Data.List.Split

December 21, 2008

Have you ever had a string like this

"abc;def;ghijk;lm"

and wanted to turn it into a list of strings, like this?

["abc", "def", "ghijk", "lm"]

Of course, you could always use a parsing library, or a regular expression library, but sometimes you just want something a little more lightweight. Perl and Ruby both have library functions called “split” to do just this. Haskell’s standard libraries, on the other hand, have no such function, much to the consternation of many a newbie and experienced Haskeller alike. There have been many proposals to add such a thing to the standard Data.List module in the past, but nothing ever came of it, primarily because there are many slightly different ways to split a list, and no one could ever agree on the One True Splitting Interface.

I decided we’ve been Doing It Wrong. Instead of bickering about the one true interface and going through the stringent library proposals process, let’s just get some useful code together and release it on Hackage. (Of course there are advantages to inclusion in the standard libraries — but that can come later.) So I solicited contributions on a wiki page, took some of the ideas, bits of code, and some ideas of my own, and created Data.List.Split.

Instead of talking about it more, I’ll just show some examples:


*Data.List.Split> splitOn ";" "abc;def;ghijk;lm"
["abc","def","ghijk","lm"]
*Data.List.Split> splitWhen (<0) [1,4,-8,4,-3,-2,9]
[[1,4],[4],[],[9]]
*Data.List.Split> split (startsWith "app") "applyappicativeapplaudapproachapple"
["apply","appicative","applaud","approach","apple"]
*Data.List.Split> split (dropDelims $ oneOf ":;") "::abc;:;;fg:h;;ij;"
["","","abc","","","","fg","h","","ij",""]
*Data.List.Split> split (condense . dropInitBlank $ oneOf ":;") "::abc;:;;fg:h;;ij;"
["::","abc",";:;;","fg",":","h",";;","ij",";",""]

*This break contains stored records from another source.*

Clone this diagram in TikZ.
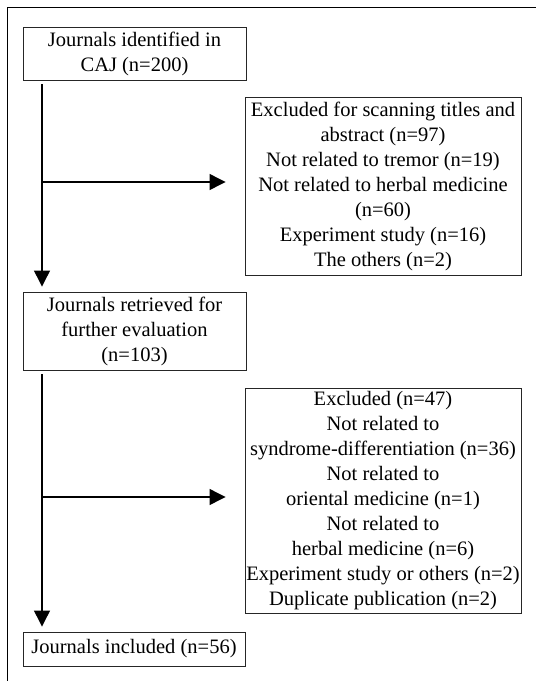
\documentclass[tikz,border=0pt]{standalone}
\usepackage{fontspec}
\setmainfont{Liberation Serif}
\usetikzlibrary{arrows.meta}

\begin{document}
\begin{tikzpicture}[x=1pt,y=-1pt,
    box/.style={draw=black!85, line width=0.9pt, inner sep=0pt, align=center,
        font=\fontsize{20.5}{25}\selectfont},
    arr/.style={line width=1.2pt, -{Triangle[length=16pt,width=16pt]}}]
\useasboundingbox (0,0) rectangle (536,681);
% outer frame
\draw[line width=1pt] (7,681) -- (7,7) -- (536,7);

\node[box, minimum width=223pt, minimum height=53pt] (ident) at (134.5,53.5)
    {Journals identified in\\CAJ (n=200)};
\node[box, minimum width=276pt, minimum height=178pt] (excl1) at (383,186)
    {Excluded for scanning titles and\\abstract (n=97)\\Not related to tremor (n=19)\\
     Not related to herbal medicine\\(n=60)\\Experiment study (n=16)\\The others (n=2)};
\node[box, minimum width=223pt, minimum height=78pt] (retr) at (134.5,331)
    {Journals retrieved for\\further evaluation\\(n=103)};
\node[box, minimum width=276pt, minimum height=225pt] (excl2) at (383,500.5)
    {Excluded (n=47)\\Not related to\\syndrome-differentiation (n=36)\\Not related to\\
     oriental medicine (n=1)\\Not related to\\herbal medicine (n=6)\\
     Experiment study or others (n=2)\\Duplicate publication (n=2)};
\node[box, minimum width=222pt, minimum height=34pt] (incl) at (134,649)
    {Journals included (n=56)};

% branch points on the main line
\coordinate (b1) at (42,182);
\coordinate (b2) at (42,497);

\draw[arr, shorten <=4pt, shorten >=5pt] (ident.south -| b1) -- (retr.north -| b1);
\draw[arr, shorten <=4pt, shorten >=5pt] (retr.south -| b2) -- (incl.north -| b2);
\draw[arr, shorten >=19pt] (b1) -- (b1 -| excl1.west);
\draw[arr, shorten >=19pt] (b2) -- (b2 -| excl2.west);
\end{tikzpicture}
\end{document}
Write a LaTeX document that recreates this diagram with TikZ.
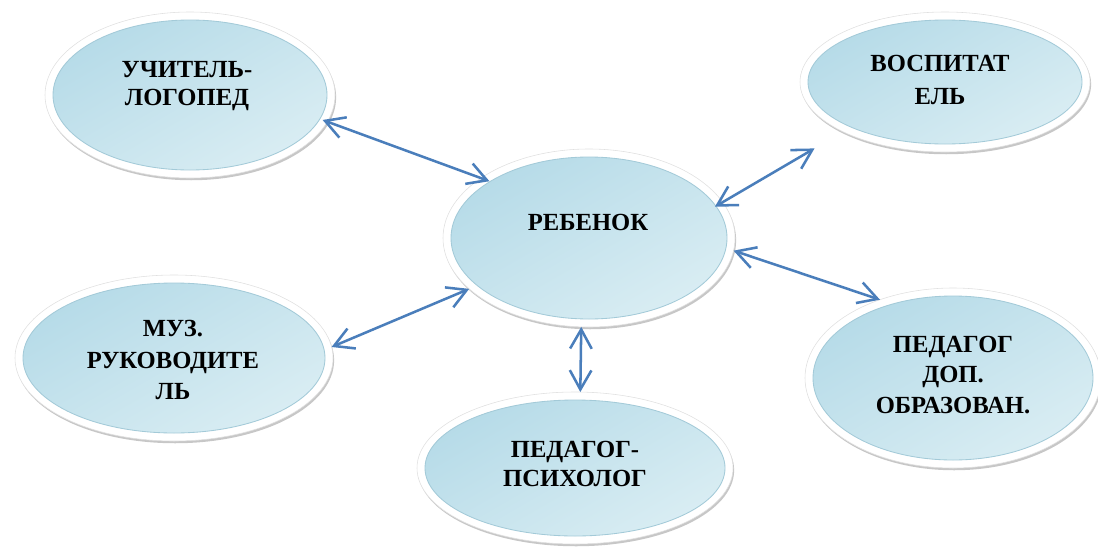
\documentclass[tikz,border=0pt]{standalone}
\usepackage{fontspec}
\setmainfont{Liberation Serif}
\usetikzlibrary{shapes.geometric,shadows,arrows.meta}
\newlength\pxu
\setlength\pxu{0.025cm}
\definecolor{arrowblue}{HTML}{4A7EBB}
\definecolor{bluea}{HTML}{B6DBE8}
\definecolor{blueb}{HTML}{D9EDF3}
\definecolor{rimblue}{HTML}{A3CAD8}
\begin{document}
\begin{tikzpicture}[x=0.025cm,y=-0.025cm,
 ring/.style={ellipse, fill=white, draw=black!12, line width=0.4pt, inner sep=0pt, outer sep=0pt,
   drop shadow={shadow xshift=0.8pt, shadow yshift=-1.6pt, opacity=0.22, fill=black}},
 core/.style={ellipse, inner sep=0pt, outer sep=0pt, draw=rimblue, line width=0.6pt,
   top color=bluea, bottom color=blueb, shading angle=30},
 lbl/.style={align=center, font=\bfseries\fontsize{17.5}{#1}\selectfont, inner sep=0pt},
 lbl/.default=20,
 link/.style={draw=arrowblue, line width=1.8pt,
   {Straight Barb[length=4.8mm,width=5.4mm]}-{Straight Barb[length=4.8mm,width=5.4mm]}}
]
\useasboundingbox (0,0) rectangle (1098,546);

% top-left
\node[ring, minimum width=290\pxu, minimum height=166\pxu] (tl) at (190,95) {};
\node[core, minimum width=274\pxu, minimum height=150\pxu] (tlcore) at (tl) {};
\node[lbl=20] (tltext) at (187,86) {УЧИТЕЛЬ-\\ЛОГОПЕД};

% top-right
\node[ring, minimum width=290\pxu, minimum height=140\pxu] (tr) at (945,82) {};
\node[core, minimum width=274\pxu, minimum height=124\pxu] (trcore) at (tr) {};
\node[lbl=24] (trtext) at (940,80) {ВОСПИТАТ\\ЕЛЬ};

% center
\node[ring, minimum width=292\pxu, minimum height=178\pxu] (c) at (589,238) {};
\node[core, minimum width=276\pxu, minimum height=162\pxu] (ccore) at (c) {};
\node[lbl] (ctext) at (588,222) {РЕБЕНОК};

% left-middle
\node[ring, minimum width=318\pxu, minimum height=166\pxu] (lm) at (174,358) {};
\node[core, minimum width=302\pxu, minimum height=150\pxu] (lmcore) at (lm) {};
\node[lbl=22.7] (lmtext) at (173,360) {МУЗ.\\РУКОВОДИТЕ\\ЛЬ};

% bottom
\node[ring, minimum width=316\pxu, minimum height=152\pxu] (b) at (575,468) {};
\node[core, minimum width=300\pxu, minimum height=136\pxu] (bcore) at (b) {};
\node[lbl=20] (btext) at (575,464) {ПЕДАГОГ-\\ПСИХОЛОГ};

% right-bottom
\node[ring, minimum width=296\pxu, minimum height=180\pxu] (rb) at (953,378) {};
\node[core, minimum width=280\pxu, minimum height=164\pxu] (rbcore) at (rb) {};
\node[lbl=21.5] (rbtext) at (953,375) {ПЕДАГОГ\\ДОП.\\ОБРАЗОВАН.};

% connectors
\draw[link, shorten <=-5\pxu, shorten >=-9\pxu] (tl.-11.5) -- (c.151);
\draw[link, shorten <=-9\pxu, shorten >=33\pxu] (c.15.4) -- (tr.206.1);
\draw[link] (c.-5.6) -- (rb.133.1);
\draw[link] (lm.4) -- (c.203.3);
\draw[link] (c.-95.9) -- (b.86);
\end{tikzpicture}
\end{document}
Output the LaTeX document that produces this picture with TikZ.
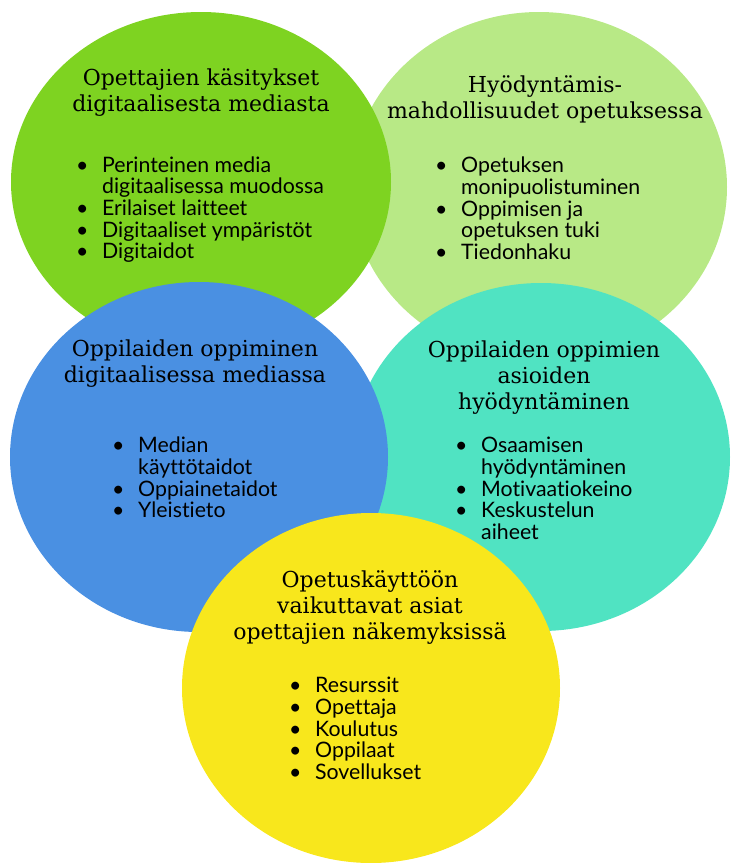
\documentclass[tikz,border=0pt]{standalone}
\usepackage{fontspec}
\setmainfont{DejaVu Serif}
\newfontfamily\listfont{Lato}[Ligatures=NoCommon]
\definecolor{grassgreen}{HTML}{7ED321}
\definecolor{palegreen}{HTML}{B8E986}
\definecolor{skyblue}{HTML}{4A90E2}
\definecolor{mint}{HTML}{50E3C2}
\definecolor{sunyellow}{HTML}{F8E71C}
\newcommand{\bulitem}[1]{\makebox[26pt][l]{\textbullet}#1}
\newcommand{\bulcont}[1]{\hspace*{26pt}#1}
\tikzset{
  heading/.style={align=center, inner sep=0pt, font=\fontsize{22}{26}\selectfont},
  points/.style={align=left, inner sep=0pt, anchor=west, font=\listfont\fontsize{21.3}{21.7}\selectfont},
}
\begin{document}
\begin{tikzpicture}[x=1pt,y=-1pt]
 \useasboundingbox (0,0) rectangle (734,863);
 % bubbles, back to front
 \fill[palegreen](539,187) ellipse [x radius=188pt, y radius=175pt];
 \fill[grassgreen](201,182) ellipse [x radius=190pt, y radius=170pt];
 \fill[mint](541,457) ellipse [x radius=189pt, y radius=174pt];
 \fill[skyblue](199,457) ellipse [x radius=189pt, y radius=175pt];
 \fill[sunyellow](371,688) ellipse [x radius=189pt, y radius=175pt];
 % texts
 \node[heading] (kasitykset) at (201,93) {Opettajien käsitykset\\digitaalisesta mediasta};
 \node[points] (kasitykset-list) at (76,209.5) {\bulitem{Perinteinen media}\\\bulcont{digitaalisessa muodossa}\\\bulitem{Erilaiset laitteet}\\\bulitem{Digitaaliset ympäristöt}\\\bulitem{Digitaidot}};
 \node[heading] (mahdollisuudet) at (545,99.5) {Hyödyntämis-\\mahdollisuudet opetuksessa};
 \node[points] (mahdollisuudet-list) at (435,208.5) {\bulitem{Opetuksen}\\\bulcont{monipuolistuminen}\\\bulitem{Oppimisen ja}\\\bulcont{opetuksen tuki}\\\bulitem{Tiedonhaku}};
 \node[heading] (oppiminen) at (195,364) {Oppilaiden oppiminen\\digitaalisessa mediassa};
 \node[points] (oppiminen-list) at (112,477.5) {\bulitem{Median}\\\bulcont{käyttötaidot}\\\bulitem{Oppiainetaidot}\\\bulitem{Yleistieto}};
 \node[heading] (asiat) at (544,377.5) {Oppilaiden oppimien\\asioiden\\hyödyntäminen};
 \node[points] (asiat-list) at (455,488.5) {\bulitem{Osaamisen}\\\bulcont{hyödyntäminen}\\\bulitem{Motivaatiokeino}\\\bulitem{Keskustelun}\\\bulcont{aiheet}};
 \node[heading] (opetuskaytto) at (370,607.5) {Opetuskäyttöön\\vaikuttavat asiat\\opettajien näkemyksissä};
 \node[points] (opetuskaytto-list) at (289,728.5) {\bulitem{Resurssit}\\\bulitem{Opettaja}\\\bulitem{Koulutus}\\\bulitem{Oppilaat}\\\bulitem{Sovellukset}};
\end{tikzpicture}
\end{document}
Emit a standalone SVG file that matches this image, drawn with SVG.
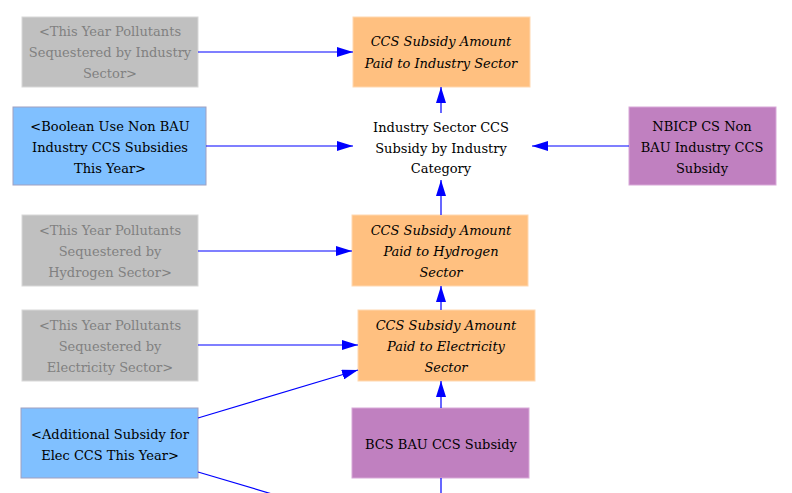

Detailed documentation can be found in the package itself. Install it from Hackage:

cabal install split

You can also check out the darcs repo. Comments, suggestions, and patches welcome!


QuickCheck rocks my socks

December 16, 2008

Over the past few days I’ve been hacking on a Data.List.Split module, to be used when you just want to quickly split up a list without going to the trouble of using a real parsing or regular expression library — for example, suppose you are writing a one-off script that needs to read in strings like “abc;def;gh;i” and you want to split it on the semicolons to yield a list of Strings. Of course, such a thing isn’t in the standard libraries since no one can agree on the right interface; the idea is to provide a whole module with lots of different ways to split instead of a single function, and to just put it on Hackage instead of going through the much more difficult process of getting it included in the standard libraries. Anyway, more on that when it’s released, hopefully in a few days.

Like any good Haskell programmer writing a nice pure library, today I started adding a suite of QuickCheck properties. I set up a framework and added a couple basic properties: 200 tests passed! I added another: 100 tests passed! Now I was on a roll, and added three more. This time… it hung after checking the fourth property only 8 times. OK, no problem, I’ve seen this sort of thing before when there’s some sort of combinatorial explosion in the size of the randomly generated test data… except the test data is so simple that’s definitely not what’s happening here. Hmm… maybe it’s infinite recursion? But I really can’t see where infinite recursion could crop up. Oh, unless… hmm, yes, if function A ever returns an empty list, it would cause an infinite loop. But surely function A can never return an empty list! Well, let’s try it. prop_A_nonempty x = (not . null) (funcA x). And… Falsified! Whoops.

If you’re curious, the case I forgot was when you specify the empty list as a delimiter — obvious in retrospect, perhaps, but without QuickCheck’s assistance, I probably would have ended up releasing the library with this latent infinite recursion bug!